[Start of Available data]

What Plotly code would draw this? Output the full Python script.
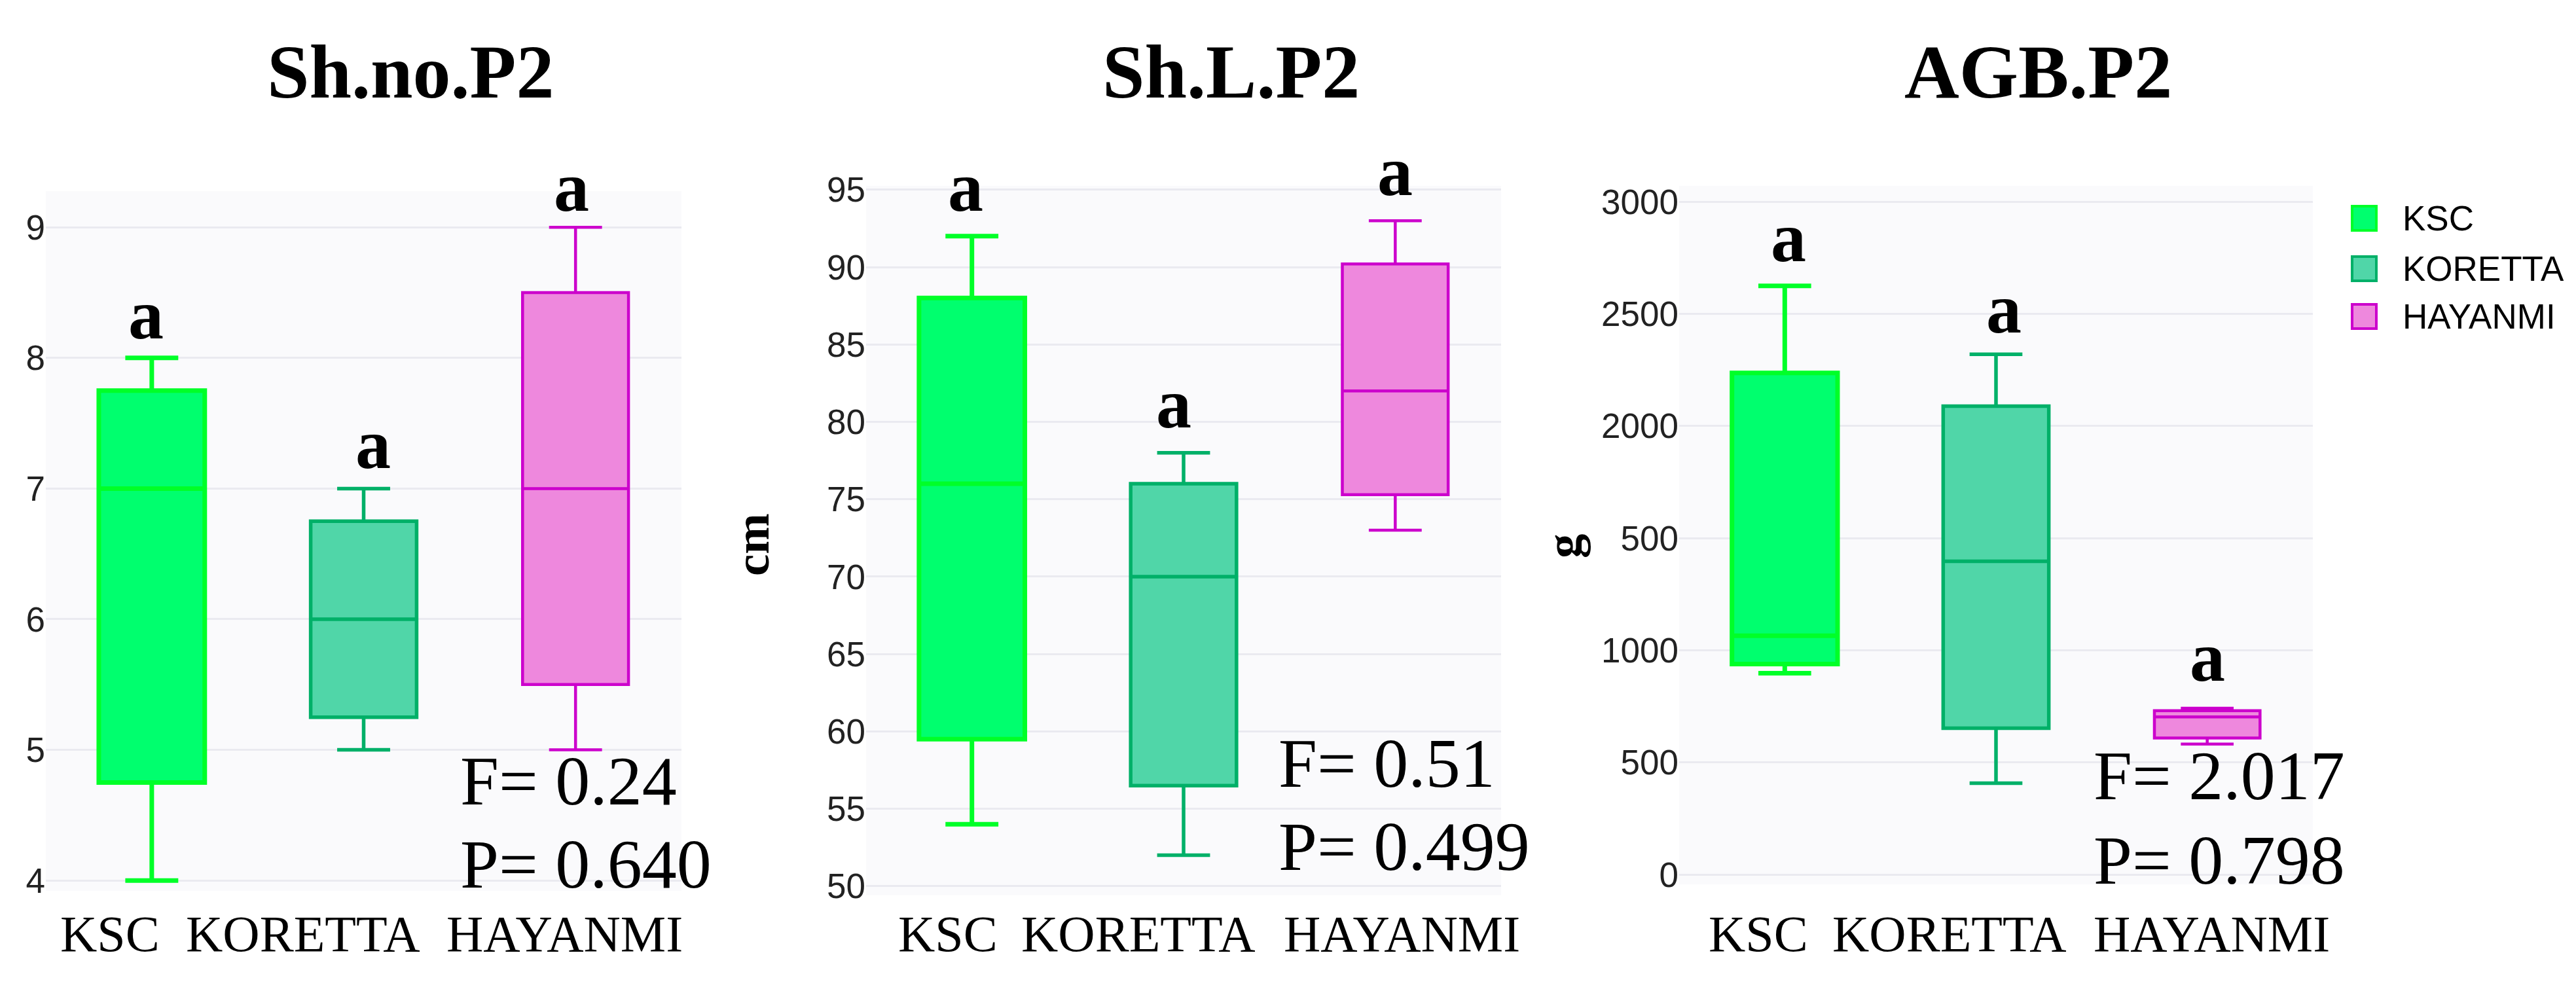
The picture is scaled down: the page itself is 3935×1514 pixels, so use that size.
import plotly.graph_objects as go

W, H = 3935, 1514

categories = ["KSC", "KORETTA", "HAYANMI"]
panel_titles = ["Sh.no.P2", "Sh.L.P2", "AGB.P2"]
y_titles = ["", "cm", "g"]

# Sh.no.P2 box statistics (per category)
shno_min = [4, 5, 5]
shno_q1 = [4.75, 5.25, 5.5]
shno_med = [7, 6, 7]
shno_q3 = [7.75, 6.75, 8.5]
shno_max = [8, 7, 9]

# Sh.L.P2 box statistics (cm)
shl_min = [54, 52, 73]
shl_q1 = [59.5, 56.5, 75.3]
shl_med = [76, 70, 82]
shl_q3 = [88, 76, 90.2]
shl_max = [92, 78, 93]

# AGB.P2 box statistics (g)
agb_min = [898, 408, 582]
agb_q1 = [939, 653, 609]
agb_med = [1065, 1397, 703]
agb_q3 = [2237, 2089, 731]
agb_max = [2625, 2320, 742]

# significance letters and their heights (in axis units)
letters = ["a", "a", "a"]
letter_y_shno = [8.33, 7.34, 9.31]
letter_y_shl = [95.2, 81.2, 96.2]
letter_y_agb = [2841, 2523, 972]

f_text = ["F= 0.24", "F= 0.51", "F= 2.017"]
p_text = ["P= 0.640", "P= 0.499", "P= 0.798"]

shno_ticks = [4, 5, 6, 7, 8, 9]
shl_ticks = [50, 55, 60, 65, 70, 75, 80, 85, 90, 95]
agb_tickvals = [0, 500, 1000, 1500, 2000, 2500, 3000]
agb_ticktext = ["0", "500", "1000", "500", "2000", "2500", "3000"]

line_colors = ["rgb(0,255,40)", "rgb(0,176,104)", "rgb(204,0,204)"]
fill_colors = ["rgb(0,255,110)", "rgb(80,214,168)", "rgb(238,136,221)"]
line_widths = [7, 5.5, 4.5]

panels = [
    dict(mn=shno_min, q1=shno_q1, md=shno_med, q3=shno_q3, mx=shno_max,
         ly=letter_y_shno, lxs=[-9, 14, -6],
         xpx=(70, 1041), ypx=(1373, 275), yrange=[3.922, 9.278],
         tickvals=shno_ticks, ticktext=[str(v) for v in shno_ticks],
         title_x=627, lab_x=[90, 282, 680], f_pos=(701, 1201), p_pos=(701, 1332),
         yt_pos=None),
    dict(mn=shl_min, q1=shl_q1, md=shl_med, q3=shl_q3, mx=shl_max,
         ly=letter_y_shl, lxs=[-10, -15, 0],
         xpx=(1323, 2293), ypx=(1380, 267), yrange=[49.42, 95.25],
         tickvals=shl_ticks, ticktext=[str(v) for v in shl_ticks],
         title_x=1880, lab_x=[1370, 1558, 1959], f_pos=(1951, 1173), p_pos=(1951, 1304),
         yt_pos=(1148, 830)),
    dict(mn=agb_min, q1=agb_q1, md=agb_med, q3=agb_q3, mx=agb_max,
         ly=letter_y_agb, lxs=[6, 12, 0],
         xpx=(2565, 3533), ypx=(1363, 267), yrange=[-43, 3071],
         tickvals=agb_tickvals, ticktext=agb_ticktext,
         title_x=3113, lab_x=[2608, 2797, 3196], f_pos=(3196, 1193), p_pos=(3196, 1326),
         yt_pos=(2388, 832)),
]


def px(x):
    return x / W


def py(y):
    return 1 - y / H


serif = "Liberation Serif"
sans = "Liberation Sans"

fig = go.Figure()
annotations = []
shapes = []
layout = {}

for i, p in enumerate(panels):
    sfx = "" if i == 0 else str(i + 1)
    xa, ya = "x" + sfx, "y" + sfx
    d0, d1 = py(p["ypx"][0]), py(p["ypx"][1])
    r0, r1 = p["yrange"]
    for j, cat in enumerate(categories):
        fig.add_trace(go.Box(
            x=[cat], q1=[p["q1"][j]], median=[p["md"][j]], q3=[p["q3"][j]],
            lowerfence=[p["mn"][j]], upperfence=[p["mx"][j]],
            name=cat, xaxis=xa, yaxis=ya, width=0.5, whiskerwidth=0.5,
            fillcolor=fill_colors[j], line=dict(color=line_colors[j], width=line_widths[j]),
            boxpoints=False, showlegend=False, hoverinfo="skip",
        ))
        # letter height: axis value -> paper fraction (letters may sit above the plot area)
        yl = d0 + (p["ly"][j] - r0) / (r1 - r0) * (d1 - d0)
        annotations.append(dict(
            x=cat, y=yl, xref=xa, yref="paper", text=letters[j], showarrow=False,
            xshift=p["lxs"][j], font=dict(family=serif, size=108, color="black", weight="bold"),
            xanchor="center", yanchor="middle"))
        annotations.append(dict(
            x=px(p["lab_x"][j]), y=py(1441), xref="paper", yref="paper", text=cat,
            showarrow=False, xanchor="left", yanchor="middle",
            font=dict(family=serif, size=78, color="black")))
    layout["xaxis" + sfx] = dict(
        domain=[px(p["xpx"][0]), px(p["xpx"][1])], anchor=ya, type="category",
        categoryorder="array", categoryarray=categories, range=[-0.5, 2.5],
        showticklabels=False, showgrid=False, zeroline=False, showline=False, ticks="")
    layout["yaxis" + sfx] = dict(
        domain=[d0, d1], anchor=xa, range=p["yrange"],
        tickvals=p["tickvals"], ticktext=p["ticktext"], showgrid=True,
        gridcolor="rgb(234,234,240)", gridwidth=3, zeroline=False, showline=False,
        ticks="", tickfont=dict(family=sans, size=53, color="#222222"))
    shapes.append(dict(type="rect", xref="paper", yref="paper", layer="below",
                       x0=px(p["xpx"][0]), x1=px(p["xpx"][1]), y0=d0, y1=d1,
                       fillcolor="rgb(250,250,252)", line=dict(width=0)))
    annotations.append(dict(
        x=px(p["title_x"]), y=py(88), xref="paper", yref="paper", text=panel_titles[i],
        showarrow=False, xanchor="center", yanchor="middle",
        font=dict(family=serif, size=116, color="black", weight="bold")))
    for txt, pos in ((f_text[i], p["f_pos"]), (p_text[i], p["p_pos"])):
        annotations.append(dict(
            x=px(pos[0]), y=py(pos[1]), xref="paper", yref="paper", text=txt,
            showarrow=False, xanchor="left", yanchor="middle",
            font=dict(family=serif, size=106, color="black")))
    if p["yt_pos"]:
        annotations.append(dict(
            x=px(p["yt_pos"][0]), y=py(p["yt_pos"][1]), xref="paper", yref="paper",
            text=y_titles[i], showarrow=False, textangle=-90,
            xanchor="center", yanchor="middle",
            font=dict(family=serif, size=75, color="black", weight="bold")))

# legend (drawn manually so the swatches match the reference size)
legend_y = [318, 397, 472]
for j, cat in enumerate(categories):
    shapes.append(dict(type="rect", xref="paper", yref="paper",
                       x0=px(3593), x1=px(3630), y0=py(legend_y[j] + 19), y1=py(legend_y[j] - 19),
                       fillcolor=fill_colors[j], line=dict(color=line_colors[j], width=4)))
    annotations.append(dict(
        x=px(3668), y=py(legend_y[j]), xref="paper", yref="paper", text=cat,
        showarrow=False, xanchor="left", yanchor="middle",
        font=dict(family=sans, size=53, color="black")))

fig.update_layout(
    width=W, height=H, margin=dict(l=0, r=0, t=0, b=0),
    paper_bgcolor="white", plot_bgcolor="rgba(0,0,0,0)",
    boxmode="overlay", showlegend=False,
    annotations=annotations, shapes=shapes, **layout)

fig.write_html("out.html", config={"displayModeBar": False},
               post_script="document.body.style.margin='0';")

[End of Available data]

## Description of the task
Only the lines from the line with "The picture is" to the line with "line_widths = [7, 5.5, 4.5]", inclusive, are to be printed, exactly as they appear.

## Exercise response
The picture is scaled down: the page itself is 3935×1514 pixels, so use that size.
import plotly.graph_objects as go

W, H = 3935, 1514

categories = ["KSC", "KORETTA", "HAYANMI"]
panel_titles = ["Sh.no.P2", "Sh.L.P2", "AGB.P2"]
y_titles = ["", "cm", "g"]

# Sh.no.P2 box statistics (per category)
shno_min = [4, 5, 5]
shno_q1 = [4.75, 5.25, 5.5]
shno_med = [7, 6, 7]
shno_q3 = [7.75, 6.75, 8.5]
shno_max = [8, 7, 9]

# Sh.L.P2 box statistics (cm)
shl_min = [54, 52, 73]
shl_q1 = [59.5, 56.5, 75.3]
shl_med = [76, 70, 82]
shl_q3 = [88, 76, 90.2]
shl_max = [92, 78, 93]

# AGB.P2 box statistics (g)
agb_min = [898, 408, 582]
agb_q1 = [939, 653, 609]
agb_med = [1065, 1397, 703]
agb_q3 = [2237, 2089, 731]
agb_max = [2625, 2320, 742]

# significance letters and their heights (in axis units)
letters = ["a", "a", "a"]
letter_y_shno = [8.33, 7.34, 9.31]
letter_y_shl = [95.2, 81.2, 96.2]
letter_y_agb = [2841, 2523, 972]

f_text = ["F= 0.24", "F= 0.51", "F= 2.017"]
p_text = ["P= 0.640", "P= 0.499", "P= 0.798"]

shno_ticks = [4, 5, 6, 7, 8, 9]
shl_ticks = [50, 55, 60, 65, 70, 75, 80, 85, 90, 95]
agb_tickvals = [0, 500, 1000, 1500, 2000, 2500, 3000]
agb_ticktext = ["0", "500", "1000", "500", "2000", "2500", "3000"]

line_colors = ["rgb(0,255,40)", "rgb(0,176,104)", "rgb(204,0,204)"]
fill_colors = ["rgb(0,255,110)", "rgb(80,214,168)", "rgb(238,136,221)"]
line_widths = [7, 5.5, 4.5]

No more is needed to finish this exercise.